Música: Bullet Proof..I Wish I Was
Artista: Radiohead
Álbum: The Bends
Lançamento: 1995


Uma das músicas mais tristes que conheço. Os primeiros segundos contêm sons ambient amedrontadores, mas quando o primeiro acorde surge, com toda sua melancolia, você sente imediatamente tuas emoções mais negativas fluindo. E quando o Thom Yorke começa a cantar? Puta que pariu, ele consegue me destruir às vezes com sua voz... Na letra ele diz que gostaria de ser "à prova de balas" para poder suportar suas dores emocionais.
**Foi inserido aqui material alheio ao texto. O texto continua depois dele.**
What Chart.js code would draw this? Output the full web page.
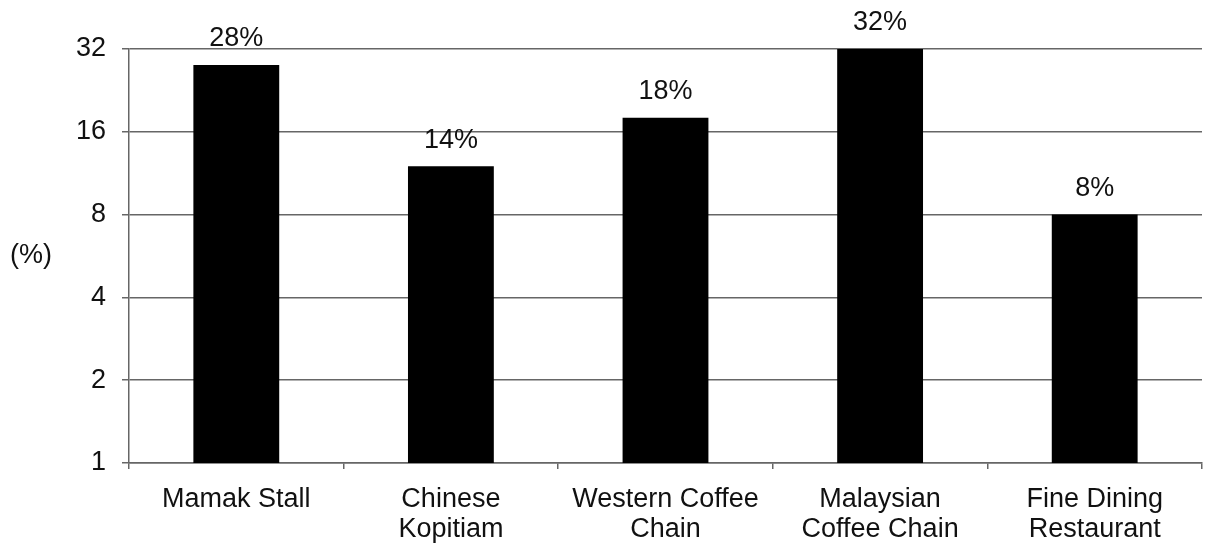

Seu falsete no refrão, acompanhado daquele dedilhado de guitarra, é pra quebrar o coração de quem ainda não foi atingido por toda a melancolia da música. Ou talvez você seja à prova de balas.

12/02/2016

1. My Bloody Valentine - Swallow

Música: Swallow
Artista: My Bloody Valentine
Álbum: Tremolo [EP]
Lançamento: 1991


Começando este blog com uma música da banda que dá nome ao blog (através de outra música deles). Não é das mais óbvias de se escolher deles, até porque só foi lançada em um EP e não em LP (embora tenha videoclipe), porém é uma das minhas favoritas da banda.
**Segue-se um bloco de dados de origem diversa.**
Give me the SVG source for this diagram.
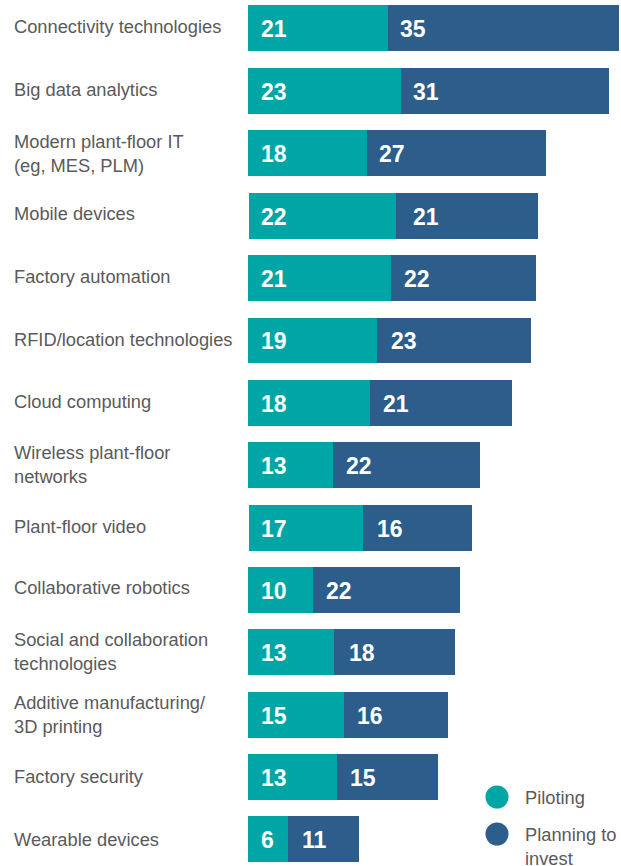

A música possui dois elementos distintos que a torna única na discografia deles: uma flauta em tom grave e um par de bongôs - porém, se são reais ou só sintetizados eu não saberia dizer. Esses dois elementos fazem a música ter uma sonoridade mais "exótica" em comparação com outras músicas da banda. Na flauta foi dado o mesmo tratamento de efeitos sonoros que as guitarras e gerais instrumentos melódicos costumam ter nas músicas da banda (e em grande parte do subgênero shoegaze, especialmente bandas que são influenciadas pelo My Bloody Valentine), isto é, uma leve alternância no pitch, que faz a melodia parecer "flutuar". Também faz a música ser muito sensual.

 E por falar em sensual, as letras são vagas como a banda sempre faz, mas você percebe o que deve ser o tema geral através do título e quando ouve a voz suave da Bilinda Butcher cantando, possivelmente, as seguintes coisas por cima do muro sonoro de distorção: "close the door / I want you more / you can crawl down / swallow, swallow, love / into my mouth". Oh, Bilinda...

Como é típico com a banda, a música termina com uma coda (uma conclusão musical) que é basicamente uma composição totalmente diferente do que se presseguiu. Eles fazem essas codas em diversas músicas e normalmente são trechos bem ambient, pra relaxar nossos ouvidos de toda a distorção e barulheira que ouvimos antes. Eles costumam prolongar bem as codas - esta aqui dura 1 minuto e meio repetindo os mesmos acordes de guitarra.